----- Provided data

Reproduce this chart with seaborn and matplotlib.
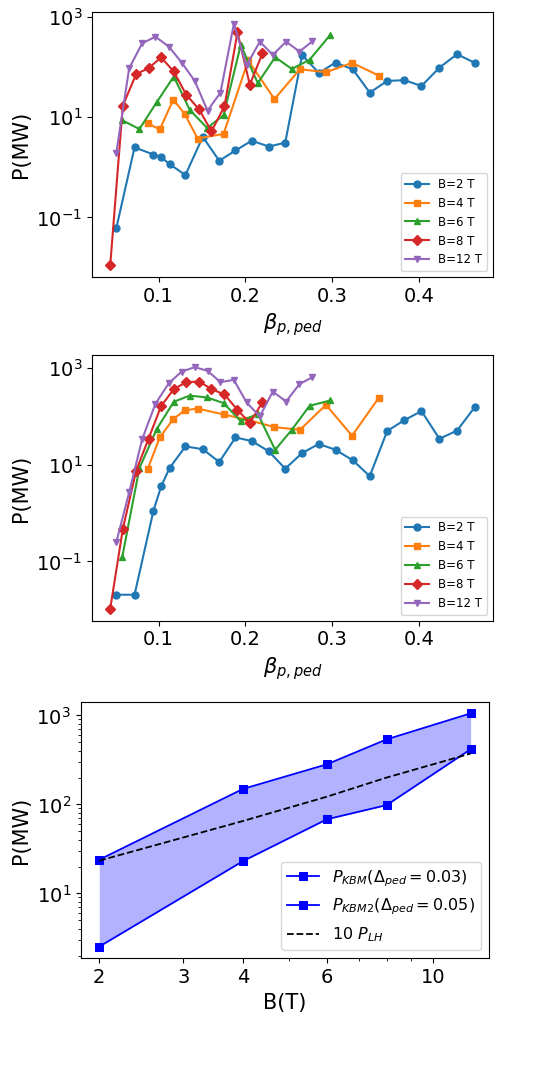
import matplotlib
matplotlib.use('Agg')
import matplotlib.pyplot as plt
import matplotlib.ticker as mticker
import seaborn as sns
import pandas as pd

# Pedestal beta grid for each field value
x_b2 = [0.0513, 0.0724, 0.0942, 0.103, 0.1127, 0.131, 0.151, 0.170, 0.1887,
        0.2075, 0.227, 0.246, 0.2655, 0.2847, 0.304, 0.324, 0.3434, 0.3635,
        0.3834, 0.403, 0.4237, 0.444, 0.4644]
x_b4 = [0.0877, 0.1015, 0.117, 0.130, 0.145, 0.175, 0.2033, 0.2336, 0.263,
        0.293, 0.323, 0.3538]
x_b6 = [0.0582, 0.078, 0.098, 0.1176, 0.136, 0.156, 0.175, 0.1948, 0.2144,
        0.2344, 0.2536, 0.274, 0.2978]
x_b8 = [0.0444, 0.0589, 0.0743, 0.0885, 0.103, 0.1176, 0.132, 0.1469, 0.161,
        0.176, 0.191, 0.2052, 0.2198]
x_b12 = [0.0513, 0.0662, 0.0812, 0.0965, 0.1119, 0.1268, 0.1418, 0.1565,
         0.1714, 0.1868, 0.2014, 0.2167, 0.2317, 0.247, 0.2624, 0.2774]

# Top panel: power (MW)
p1_b2 = [0.06, 2.5, 1.8, 1.6, 1.16, 0.70, 4.06, 1.35, 2.17, 3.4, 2.6, 3.1,
         174, 77, 123, 90, 31, 53, 55, 42, 98, 181, 122]
p1_b4 = [7.5, 5.7, 22.4, 11.8, 3.76, 4.65, 136, 23, 91, 79, 122, 68]
p1_b6 = [8.7, 5.8, 20, 65, 14, 6.1, 11, 277, 48, 158, 92, 140, 438]
p1_b8 = [0.0112, 17, 73, 95, 156, 82, 28, 14.3, 5.2, 16.5, 496, 44.6, 189]
p1_b12 = [1.9, 95, 300, 405, 257, 123, 53, 13.5, 31, 725, 108, 323, 176,
          323, 205, 329]

# Middle panel: power (MW)
p2_b2 = [0.0204, 0.0204, 1.12, 3.56, 8.5, 24, 21, 11.4, 36.7, 31, 19, 8.3,
         17.5, 27, 20.4, 12.3, 5.8, 50, 84, 129, 34.5, 51, 156]
p2_b4 = [8.3, 37, 88, 133, 146, 110, 85, 60, 53, 174, 40, 243]
p2_b6 = [0.123, 8.5, 55, 201, 271, 247, 189, 80, 113, 20.4, 53, 166, 214]
p2_b8 = [0.0105, 0.47, 7.6, 34.5, 164, 368, 513, 528, 368, 285, 137, 73, 198]
p2_b12 = [0.247, 2.67, 34, 183, 490, 850, 1050, 880, 513, 573, 196, 100,
          328, 204, 467, 652]

labels = ['B=2 T', 'B=4 T', 'B=6 T', 'B=8 T', 'B=12 T']
xs = [x_b2, x_b4, x_b6, x_b8, x_b12]

# Bottom panel
B_field = [2, 4, 6, 8, 12]
p_kbm = [2.52, 23, 68, 98, 416]
p_kbm2 = [23.9, 149, 282, 537, 1052]
p_lh10 = [23.3, 65, 122, 200, 372]


def long_df(ys):
    frames = []
    for name, x, y in zip(labels, xs, ys):
        frames.append(pd.DataFrame({'beta': x, 'P': y, 'B': name}))
    return pd.concat(frames, ignore_index=True)


def beta_panel(ax, df):
	sns.lineplot(data=df, x='beta', y='P', hue='B', style='B',
		markers=['o', 's', '^', 'D', 'v'], dashes=False,
		palette=sns.color_palette('tab10', 5), estimator=None, sort=False,
		legend=False, markersize=5, linewidth=1.5, ax=ax)
	for ln in ax.lines:
		ln.set_markeredgecolor(ln.get_color())
		ln.set_markeredgewidth(1)
	ax.set_yscale('log')
	ax.set_yticks([1e-1, 1e1, 1e3])
	ax.yaxis.set_minor_locator(mticker.NullLocator())
	ax.set_xticks([0.1, 0.2, 0.3, 0.4])
	ax.set_xlabel(r'$\beta_{p,ped}$', fontsize=15)
	ax.set_ylabel('P(MW)', fontsize=15)
	ax.tick_params(labelsize=14)
	ax.legend(ax.lines[:5], labels, loc='lower right', fontsize=8.5)


fig = plt.figure(figsize=(5.52, 10.73), dpi=100)

ax1 = fig.add_axes([0.1667, 0.7418, 0.7264, 0.247])
beta_panel(ax1, long_df([p1_b2, p1_b4, p1_b6, p1_b8, p1_b12]))

ax2 = fig.add_axes([0.1667, 0.4215, 0.7264, 0.2476])
beta_panel(ax2, long_df([p2_b2, p2_b4, p2_b6, p2_b8, p2_b12]))

# Bottom panel: KBM power band vs field
ax3 = fig.add_axes([0.1462, 0.1069, 0.740, 0.2391])
ax3.fill_between(B_field, p_kbm, p_kbm2, color='blue', alpha=0.3, lw=0)
sns.lineplot(x=B_field, y=p_kbm, color='blue', marker='s', markersize=6,
	markeredgecolor='blue', linewidth=1.3, estimator=None, ax=ax3)
sns.lineplot(x=B_field, y=p_kbm2, color='blue', marker='s', markersize=6,
	markeredgecolor='blue', linewidth=1.3, estimator=None, ax=ax3)
sns.lineplot(x=B_field, y=p_lh10, color='black', linestyle='--',
	linewidth=1.3, estimator=None, ax=ax3)
ax3.set_xscale('log')
ax3.set_yscale('log')
ax3.xaxis.set_major_locator(mticker.FixedLocator([2, 3, 4, 6, 10]))
ax3.xaxis.set_major_formatter(mticker.FixedFormatter(['2', '3', '4', '6', '10']))
ax3.xaxis.set_minor_locator(mticker.FixedLocator([5, 7, 8, 9]))
ax3.xaxis.set_minor_formatter(mticker.NullFormatter())
ax3.set_xlabel('B(T)', fontsize=15)
ax3.set_ylabel('P(MW)', fontsize=15)
ax3.tick_params(labelsize=14)
ax3.legend(ax3.lines[:3],
	[r'$P_{KBM}(\Delta_{ped}=0.03)$', r'$P_{KBM2}(\Delta_{ped}=0.05)$',
	 r'10 $P_{LH}$'], loc='lower right', fontsize=11.5)

plt.savefig('out.png', dpi=100)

----------

▸ **Task to carry out**: Write out exactly the opening lines of the data, stopping after the line that holds "import pandas as pd". Exclude pictures.

▸ **Correct result**:
Reproduce this chart with seaborn and matplotlib.
import matplotlib
matplotlib.use('Agg')
import matplotlib.pyplot as plt
import matplotlib.ticker as mticker
import seaborn as sns
import pandas as pd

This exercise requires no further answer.